On the other hand, negative numbers are those less than zero, such as -1, -2, and -22, and they are always written with a '-' sign.

When adding numbers of different signs, the process involves subtracting the smaller absolute value from the larger absolute value.

• Example: For 12 + (-22), subtract 12 from 22. Then, assign the sign of the number with the larger absolute value to the result.

It helps to remember that:

• Adding two positive numbers always gives a positive result.
• Adding two negative numbers always gives a negative result.
• Adding a positive number to a negative number (or vice versa) may give a positive or negative result, depending on the absolute values.

Another important concept in integer addition is the absolute value of a number.
The absolute value of a number is its distance from zero on the number line, regardless of direction.
It is always a non-negative number.

For example:

• The absolute value of 12 is 12 (written as \(|12| = 12\)).
• The absolute value of -22 is 22 (written as \(|-22| = 22\)).

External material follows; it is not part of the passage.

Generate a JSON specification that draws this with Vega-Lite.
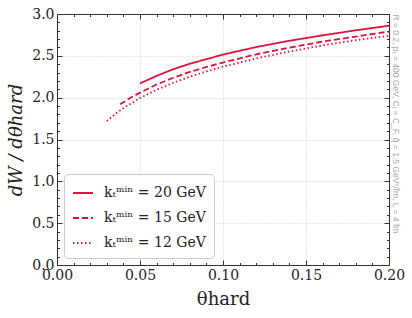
{
  "$schema": "https://vega.github.io/schema/vega-lite/v6.json",
  "width": 332,
  "height": 251,
  "autosize": {"type": "none"},
  "padding": {"left": 57, "top": 14, "right": 23, "bottom": 53},
  "data": {"values": [
    {"theta": 0.05, "W": 2.17, "series": "kₜᵐⁱⁿ = 20 GeV"},
    {"theta": 0.06, "W": 2.26, "series": "kₜᵐⁱⁿ = 20 GeV"},
    {"theta": 0.07, "W": 2.34, "series": "kₜᵐⁱⁿ = 20 GeV"},
    {"theta": 0.08, "W": 2.405, "series": "kₜᵐⁱⁿ = 20 GeV"},
    {"theta": 0.09, "W": 2.46, "series": "kₜᵐⁱⁿ = 20 GeV"},
    {"theta": 0.10, "W": 2.515, "series": "kₜᵐⁱⁿ = 20 GeV"},
    {"theta": 0.12, "W": 2.605, "series": "kₜᵐⁱⁿ = 20 GeV"},
    {"theta": 0.14, "W": 2.68, "series": "kₜᵐⁱⁿ = 20 GeV"},
    {"theta": 0.16, "W": 2.745, "series": "kₜᵐⁱⁿ = 20 GeV"},
    {"theta": 0.18, "W": 2.805, "series": "kₜᵐⁱⁿ = 20 GeV"},
    {"theta": 0.20, "W": 2.86, "series": "kₜᵐⁱⁿ = 20 GeV"},
    {"theta": 0.038, "W": 1.92, "series": "kₜᵐⁱⁿ = 15 GeV"},
    {"theta": 0.044, "W": 1.995, "series": "kₜᵐⁱⁿ = 15 GeV"},
    {"theta": 0.05, "W": 2.06, "series": "kₜᵐⁱⁿ = 15 GeV"},
    {"theta": 0.06, "W": 2.157, "series": "kₜᵐⁱⁿ = 15 GeV"},
    {"theta": 0.07, "W": 2.238, "series": "kₜᵐⁱⁿ = 15 GeV"},
    {"theta": 0.08, "W": 2.307, "series": "kₜᵐⁱⁿ = 15 GeV"},
    {"theta": 0.09, "W": 2.367, "series": "kₜᵐⁱⁿ = 15 GeV"},
    {"theta": 0.10, "W": 2.42, "series": "kₜᵐⁱⁿ = 15 GeV"},
    {"theta": 0.12, "W": 2.518, "series": "kₜᵐⁱⁿ = 15 GeV"},
    {"theta": 0.14, "W": 2.598, "series": "kₜᵐⁱⁿ = 15 GeV"},
    {"theta": 0.16, "W": 2.67, "series": "kₜᵐⁱⁿ = 15 GeV"},
    {"theta": 0.18, "W": 2.73, "series": "kₜᵐⁱⁿ = 15 GeV"},
    {"theta": 0.20, "W": 2.79, "series": "kₜᵐⁱⁿ = 15 GeV"},
    {"theta": 0.03, "W": 1.72, "series": "kₜᵐⁱⁿ = 12 GeV"},
    {"theta": 0.035, "W": 1.803, "series": "kₜᵐⁱⁿ = 12 GeV"},
    {"theta": 0.04, "W": 1.875, "series": "kₜᵐⁱⁿ = 12 GeV"},
    {"theta": 0.05, "W": 1.996, "series": "kₜᵐⁱⁿ = 12 GeV"},
    {"theta": 0.06, "W": 2.094, "series": "kₜᵐⁱⁿ = 12 GeV"},
    {"theta": 0.07, "W": 2.178, "series": "kₜᵐⁱⁿ = 12 GeV"},
    {"theta": 0.08, "W": 2.25, "series": "kₜᵐⁱⁿ = 12 GeV"},
    {"theta": 0.09, "W": 2.313, "series": "kₜᵐⁱⁿ = 12 GeV"},
    {"theta": 0.10, "W": 2.37, "series": "kₜᵐⁱⁿ = 12 GeV"},
    {"theta": 0.12, "W": 2.469, "series": "kₜᵐⁱⁿ = 12 GeV"},
    {"theta": 0.14, "W": 2.552, "series": "kₜᵐⁱⁿ = 12 GeV"},
    {"theta": 0.16, "W": 2.624, "series": "kₜᵐⁱⁿ = 12 GeV"},
    {"theta": 0.18, "W": 2.687, "series": "kₜᵐⁱⁿ = 12 GeV"},
    {"theta": 0.20, "W": 2.74, "series": "kₜᵐⁱⁿ = 12 GeV"}
  ]},
  "config": {
    "view": {"stroke": "#333", "strokeWidth": 1},
    "axis": {
      "labelFont": "DejaVu Serif",
      "titleFont": "DejaVu Serif",
      "labelFontSize": 14,
      "labelColor": "#222",
      "titleColor": "#222",
      "titleFontWeight": "normal",
      "domainColor": "#333",
      "tickColor": "#333",
      "labelFlush": false,
      "labelOverlap": false
    },
    "legend": {
      "labelFont": "DejaVu Serif",
      "labelFontSize": 14,
      "labelColor": "#222"
    }
  },
  "resolve": {"axis": {"x": "independent", "y": "independent"}},
  "layer": [
    {
      "mark": {"type": "line", "strokeWidth": 1.8},
      "encoding": {
        "x": {"field": "theta", "type": "quantitative",
          "scale": {"domain": [0, 0.2], "nice": false, "zero": false},
          "axis": {"orient": "bottom", "values": [0, 0.05, 0.1, 0.15, 0.2], "format": ".2f",
            "tickSize": -5, "labelPadding": 8, "grid": true, "gridDash": [1, 2], "gridColor": "#ccc",
            "title": "θhard", "titleFontSize": 18, "titlePadding": 8}},
        "y": {"field": "W", "type": "quantitative",
          "scale": {"domain": [0, 3], "nice": false, "zero": false},
          "axis": {"orient": "left", "values": [0, 0.5, 1, 1.5, 2, 2.5, 3], "format": ".1f",
            "tickSize": -5, "labelPadding": 8, "grid": true, "gridDash": [1, 2], "gridColor": "#ccc",
            "title": "dW / dθhard", "titleFontSize": 18, "titleFontStyle": "italic", "titlePadding": 6}},
        "color": {"field": "series", "type": "nominal",
          "scale": {"domain": ["kₜᵐⁱⁿ = 20 GeV", "kₜᵐⁱⁿ = 15 GeV", "kₜᵐⁱⁿ = 12 GeV"], "range": ["#dc143c", "#dc143c", "#dc143c"]},
          "legend": {"title": null, "orient": "bottom-left", "offset": 7, "symbolType": "stroke", "symbolSize": 400,
            "symbolStrokeWidth": 1.8, "strokeColor": "#ccc", "fillColor": "white", "cornerRadius": 4, "padding": 8,
            "rowPadding": 7, "labelOffset": 10}},
        "strokeDash": {"field": "series", "type": "nominal",
          "scale": {"domain": ["kₜᵐⁱⁿ = 20 GeV", "kₜᵐⁱⁿ = 15 GeV", "kₜᵐⁱⁿ = 12 GeV"], "range": [[1, 0], [6, 3], [1.5, 2.5]]},
          "legend": {"title": null}}
      }
    },
    {
      "mark": {"type": "line", "opacity": 0},
      "encoding": {
        "x": {"field": "theta", "type": "quantitative", "scale": {"domain": [0, 0.2], "nice": false, "zero": false},
          "axis": {"orient": "top", "values": [0, 0.05, 0.1, 0.15, 0.2], "tickSize": -5, "labels": false, "title": null, "grid": false}},
        "y": {"field": "W", "type": "quantitative", "scale": {"domain": [0, 3], "nice": false, "zero": false},
          "axis": {"orient": "right", "values": [0, 0.5, 1, 1.5, 2, 2.5, 3], "tickSize": -5, "labels": false, "grid": false,
            "title": "R = 0.2, pₜ = 400 GeV, Cᵢ = C_F, q̂ = 1.5 GeV²/fm, L = 4 fm",
            "titleFont": "Liberation Sans", "titleFontSize": 8.5, "titleColor": "#aaa", "titleAngle": 90,
            "titleAnchor": "end", "titleAlign": "left", "titleBaseline": "middle", "titlePadding": 6}},
        "detail": {"field": "series"}
      }
    },
    {
      "mark": {"type": "line", "opacity": 0},
      "encoding": {
        "x": {"field": "theta", "type": "quantitative", "scale": {"domain": [0, 0.2], "nice": false, "zero": false},
          "axis": {"orient": "bottom", "values": [0.01, 0.02, 0.03, 0.04, 0.06, 0.07, 0.08, 0.09, 0.11, 0.12, 0.13, 0.14, 0.16, 0.17, 0.18, 0.19], "tickSize": -2.5, "labels": false, "title": null, "grid": false, "domain": false}},
        "y": {"field": "W", "type": "quantitative", "scale": {"domain": [0, 3], "nice": false, "zero": false},
          "axis": {"orient": "left", "values": [0.1, 0.2, 0.3, 0.4, 0.6, 0.7, 0.8, 0.9, 1.1, 1.2, 1.3, 1.4, 1.6, 1.7, 1.8, 1.9, 2.1, 2.2, 2.3, 2.4, 2.6, 2.7, 2.8, 2.9], "tickSize": -2.5, "labels": false, "title": null, "grid": false, "domain": false}},
        "detail": {"field": "series"}
      }
    },
    {
      "mark": {"type": "line", "opacity": 0},
      "encoding": {
        "x": {"field": "theta", "type": "quantitative", "scale": {"domain": [0, 0.2], "nice": false, "zero": false},
          "axis": {"orient": "top", "values": [0.01, 0.02, 0.03, 0.04, 0.06, 0.07, 0.08, 0.09, 0.11, 0.12, 0.13, 0.14, 0.16, 0.17, 0.18, 0.19], "tickSize": -2.5, "labels": false, "title": null, "grid": false, "domain": false}},
        "y": {"field": "W", "type": "quantitative", "scale": {"domain": [0, 3], "nice": false, "zero": false},
          "axis": {"orient": "right", "values": [0.1, 0.2, 0.3, 0.4, 0.6, 0.7, 0.8, 0.9, 1.1, 1.2, 1.3, 1.4, 1.6, 1.7, 1.8, 1.9, 2.1, 2.2, 2.3, 2.4, 2.6, 2.7, 2.8, 2.9], "tickSize": -2.5, "labels": false, "title": null, "grid": false, "domain": false}},
        "detail": {"field": "series"}
      }
    }
  ]
}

Absolute values help simplify the process of adding integers with different signs.
By converting negative numbers to their absolute values, you can easily perform subtraction to find the magnitude of the result.
Remember: After performing the operation, the sign of the result is determined by the number with the larger absolute value.
If the number with the larger absolute value is negative, the final result will be negative.
If it is positive, the result will be positive.

A number line is a visual tool that can help understand the addition of integers.
It is a straight line with numbers placed at equal intervals along its length, starting with zero in the middle.
Positive numbers are placed to the right of zero, while negative numbers are to the left.

To add integers using a number line:

• Start at the position of the first number.
• Move right if adding a positive number or move left if adding a negative number.

For example, to verify \(12 + (-22)\), start at 12:

• Since you are adding -22, move 22 units to the left.
• You will land on -10, confirming that 12 + (-22) = -10.

The number line is beneficial for visual learners and can help confirm your calculations.
Even though you may not always use it to solve problems directly, it is an excellent tool for checking your work and understanding the relationship between numbers.